There are also the usual culprits with regard to our grain futures prices with the US dollar being one of them. It has been in a small general decline since the end of July, which has been helpful to grain prices. With the US Federal Reserve now expected not to raise interest rates this year, that's not good for the US dollar and by default good for grain futures prices. A careful watch of the US dollar will be important as usually the Canadian dollar behaves in an inverse fashion.

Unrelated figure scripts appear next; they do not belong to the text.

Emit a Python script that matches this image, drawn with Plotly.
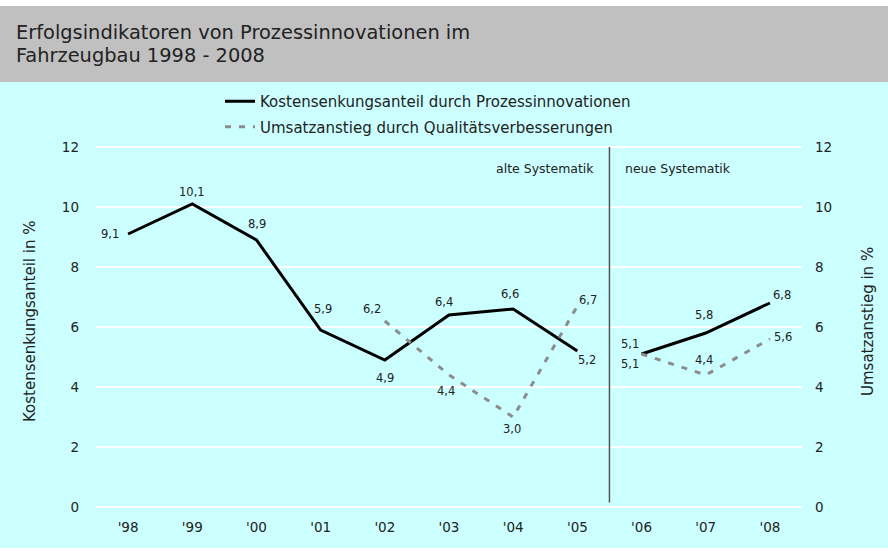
import plotly.graph_objects as go

# ---------------- data ----------------
years_old = ["'98", "'99", "'00", "'01", "'02", "'03", "'04", "'05"]
years_new = ["'06", "'07", "'08"]
cost_old = [9.1, 10.1, 8.9, 5.9, 4.9, 6.4, 6.6, 5.2]
cost_new = [5.1, 5.8, 6.8]
sales_years_old = ["'02", "'03", "'04", "'05"]
sales_old = [6.2, 4.4, 3.0, 6.7]
sales_new = [5.1, 4.4, 5.6]
all_years = years_old + years_new
y_ticks = [0, 2, 4, 6, 8, 10, 12]

name_cost = "Kostensenkungsanteil durch Prozessinnovationen"
name_sales = "Umsatzanstieg durch Qualitätsverbesserungen"

# label offsets (pixels) - styling only
cost_off = [(-18, 0), (0, 12), (1, 16), (2, 21), (0, -18), (-5, 13), (-3, 15), (10, -9),
            (-12, 10), (-2, 18), (12, 8)]
sales_off = [(-13, 12), (-3, -16), (-1, -12), (11, 6), (-12, -10), (-2, 15), (13, 2)]

W, H = 888, 551
L, R, T, B = 96, 86, 144, 41
PW, PH = W - L - R, H - T - B


def px_x(px):
    return (px - L) / PW


def px_y(py):
    return (H - B - py) / PH


CYAN = "#ccffff"
GREY = "#c0c0c0"
FONT = "DejaVu Sans"
TXT = "#222222"

fig = go.Figure()

fig.add_trace(go.Scatter(x=years_old, y=cost_old, mode="lines", name=name_cost,
                         line=dict(color="black", width=3), legendgroup="k", yaxis="y"))
fig.add_trace(go.Scatter(x=years_new, y=cost_new, mode="lines", name=name_cost,
                         line=dict(color="black", width=3), legendgroup="k",
                         showlegend=False, yaxis="y"))
fig.add_trace(go.Scatter(x=sales_years_old, y=sales_old, mode="lines", name=name_sales,
                         line=dict(color="#8c8c8c", width=3, dash="6px,8px"),
                         legendgroup="u", yaxis="y2"))
fig.add_trace(go.Scatter(x=years_new, y=sales_new, mode="lines", name=name_sales,
                         line=dict(color="#8c8c8c", width=3, dash="6px,8px"),
                         legendgroup="u", showlegend=False, yaxis="y2"))


def fmt(v):
    return f"{v:.1f}".replace(".", ",")


LBL = dict(family=FONT, size=11.5, color=TXT)
anns = []
for (x, v), (dx, dy) in zip(zip(years_old + years_new, cost_old + cost_new), cost_off):
    anns.append(dict(x=x, y=v, xref="x", yref="y", text=fmt(v), showarrow=False,
                     xshift=dx, yshift=dy, font=LBL))
for (x, v), (dx, dy) in zip(zip(sales_years_old + years_new, sales_old + sales_new), sales_off):
    anns.append(dict(x=x, y=v, xref="x", yref="y2", text=fmt(v), showarrow=False,
                     xshift=dx, yshift=dy, font=LBL))

sep_x = len(years_old) - 0.5
anns.append(dict(x=sep_x, y=px_y(159), xref="x", yref="paper", text="alte Systematik",
                 showarrow=False, xanchor="right", xshift=-13,
                 font=dict(family=FONT, size=12.5, color=TXT)))
anns.append(dict(x=sep_x, y=px_y(159), xref="x", yref="paper", text="neue Systematik",
                 showarrow=False, xanchor="left", xshift=14,
                 font=dict(family=FONT, size=12.5, color=TXT)))

# title
TFONT = dict(family=FONT, size=19.4, color=TXT)
anns.append(dict(x=px_x(14), y=px_y(32), xref="paper", yref="paper",
                 text="Erfolgsindikatoren von Prozessinnovationen im",
                 showarrow=False, xanchor="left", yanchor="middle", font=TFONT))
anns.append(dict(x=px_x(14), y=px_y(56), xref="paper", yref="paper",
                 text="Fahrzeugbau 1998 - 2008",
                 showarrow=False, xanchor="left", yanchor="middle", font=TFONT))

# axis titles
AFONT = dict(family=FONT, size=15, color=TXT)
anns.append(dict(x=px_x(30), y=px_y(322), xref="paper", yref="paper",
                 text="Kostensenkungsanteil in %", textangle=-90, showarrow=False,
                 xanchor="center", yanchor="middle", font=AFONT))
anns.append(dict(x=px_x(868), y=px_y(322), xref="paper", yref="paper",
                 text="Umsatzanstieg in %", textangle=-90, showarrow=False,
                 xanchor="center", yanchor="middle", font=AFONT))

shapes = [
    dict(type="rect", xref="paper", yref="paper", x0=px_x(0), x1=px_x(W), y0=px_y(82),
         y1=px_y(6), fillcolor=GREY, line=dict(width=0), layer="below"),
    dict(type="rect", xref="paper", yref="paper", x0=px_x(0), x1=px_x(W), y0=px_y(548),
         y1=px_y(82), fillcolor=CYAN, line=dict(width=0), layer="below"),
    dict(type="line", xref="x", yref="y", x0=sep_x, x1=sep_x, y0=0.15, y1=12,
         line=dict(color="#555555", width=1.5)),
]

TICKF = dict(family=FONT, size=13.5, color=TXT)
axis_common = dict(range=[-0.1, 12.1], tickvals=y_ticks, showgrid=True,
                   gridcolor="white", gridwidth=1.6, zeroline=False, showline=False,
                   ticks="", tickfont=TICKF, fixedrange=True)

fig.update_layout(
    width=W, height=H,
    margin=dict(l=L, r=R, t=T, b=B),
    paper_bgcolor="white",
    plot_bgcolor="rgba(0,0,0,0)",
    showlegend=True,
    legend=dict(x=px_x(220), y=px_y(85), xanchor="left", yanchor="top",
                bgcolor="rgba(0,0,0,0)", font=dict(family=FONT, size=15, color=TXT),
                tracegroupgap=3, itemwidth=30),
    xaxis=dict(type="category", categoryorder="array", categoryarray=all_years,
               range=[-0.5, len(all_years) - 0.5], showgrid=False, zeroline=False,
               showline=False, ticks="", ticklabelstandoff=7, tickfont=TICKF,
               fixedrange=True),
    yaxis=dict(**axis_common, ticklabelstandoff=16),
    yaxis2=dict(**axis_common, overlaying="y", side="right", ticklabelstandoff=12),
    annotations=anns,
    shapes=shapes,
)

fig.write_html("out.html", config={"displayModeBar": False},
               post_script=["document.body.style.margin='0px';"])
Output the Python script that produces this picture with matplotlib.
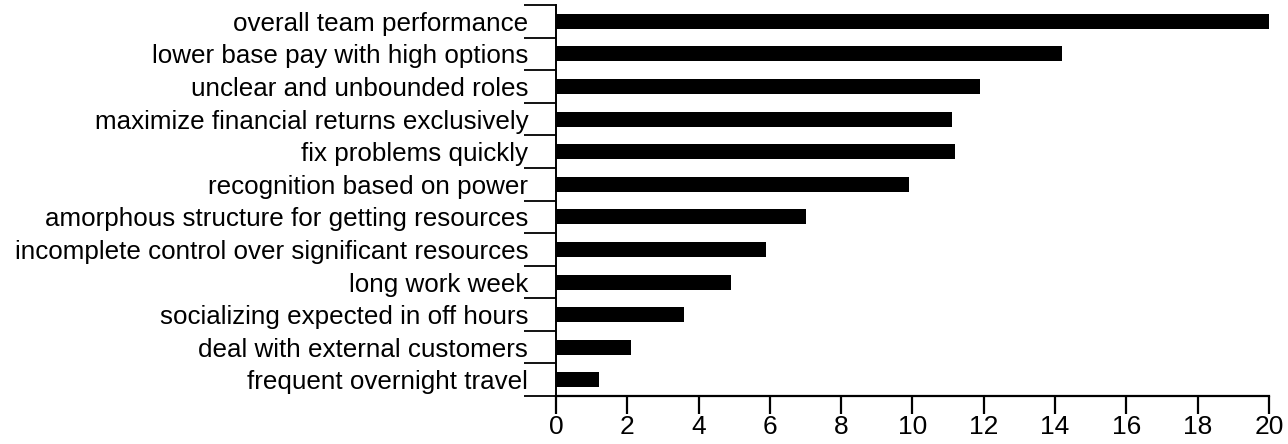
import numpy as np
import matplotlib.pyplot as plt

plt.rcParams['font.family'] = ['Liberation Sans', 'DejaVu Sans']

# categories listed top to bottom
categories = [
    'overall team performance',
    'lower base pay with high options',
    'unclear and unbounded roles',
    'maximize financial returns exclusively',
    'fix problems quickly',
    'recognition based on power',
    'amorphous structure for getting resources',
    'incomplete control over significant resources',
    'long work week',
    'socializing expected in off hours',
    'deal with external customers',
    'frequent overnight travel',
]
values = [20.0, 14.2, 11.9, 11.1, 11.2, 9.9, 7.0, 5.9, 4.9, 3.6, 2.1, 1.2]
xticks = [0, 2, 4, 6, 8, 10, 12, 14, 16, 18, 20]

n = len(categories)
ypos = np.arange(n)

fig = plt.figure(figsize=(12.88, 4.44), dpi=100)
ax = fig.add_axes([0.4317, 0.108, 0.5535, 0.8805])

ax.barh(ypos, values, height=0.46, color='black')

ax.set_xlim(0, 20)
ax.set_ylim(n - 0.5, -0.5)

ax.spines['top'].set_visible(False)
ax.spines['right'].set_visible(False)
ax.spines['left'].set_linewidth(1.4)
ax.spines['bottom'].set_linewidth(1.6)

# boundary ticks (major) and labels at the centres (minor)
ax.set_yticks(np.arange(n + 1) - 0.5)
ax.set_yticklabels([])
ax.set_yticks(ypos, minor=True)
ax.set_yticklabels(categories, minor=True, fontsize=18.7)
ax.tick_params(axis='y', which='major', length=23, width=1.3, direction='out')
ax.tick_params(axis='y', which='minor', length=0, pad=20)

ax.set_xticks(xticks)
ax.set_xticklabels([str(t) for t in xticks], fontsize=19)
ax.tick_params(axis='x', length=13, width=1.6, direction='out', pad=1)

fig.savefig('out.png', dpi=100)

We have seen that over the last month as the US dollar has moved down the Canadian dollar has gained value now up to .7725 cents. Still, at this value it remains the big component of any Ontario cash price makeup. The Bank of Canada has actually been musing about a rate cut over the last several weeks. If this happens, expect our Canadian dollar to fall on that news.
So as we move ahead, the challenge will be daunting, but far from impossible. It is true, we are facing mountains of grain supply, but at the same time we have mountains of grain demand. It isn't in the bin yet. In Ontario our corn basis levels need to be monitored closely especially with a corn crop compromised. Local variations will surely be apparent. The challenge for the Ontario farmer will be to measure all of these factors and market the grain accordingly. It is always darkest before the dawn. Daily market intelligence will remain key. Standing orders will remain a good instrument to lend discipline to your marketing plan.
Philip Shaw farms near Dresden, Ontario. He is the author of the Grain Farmers of Ontario Market Trends Report published 14 times per year. He speaks on grain prices across Canada and his commodity commentary can be read regularly in several publications.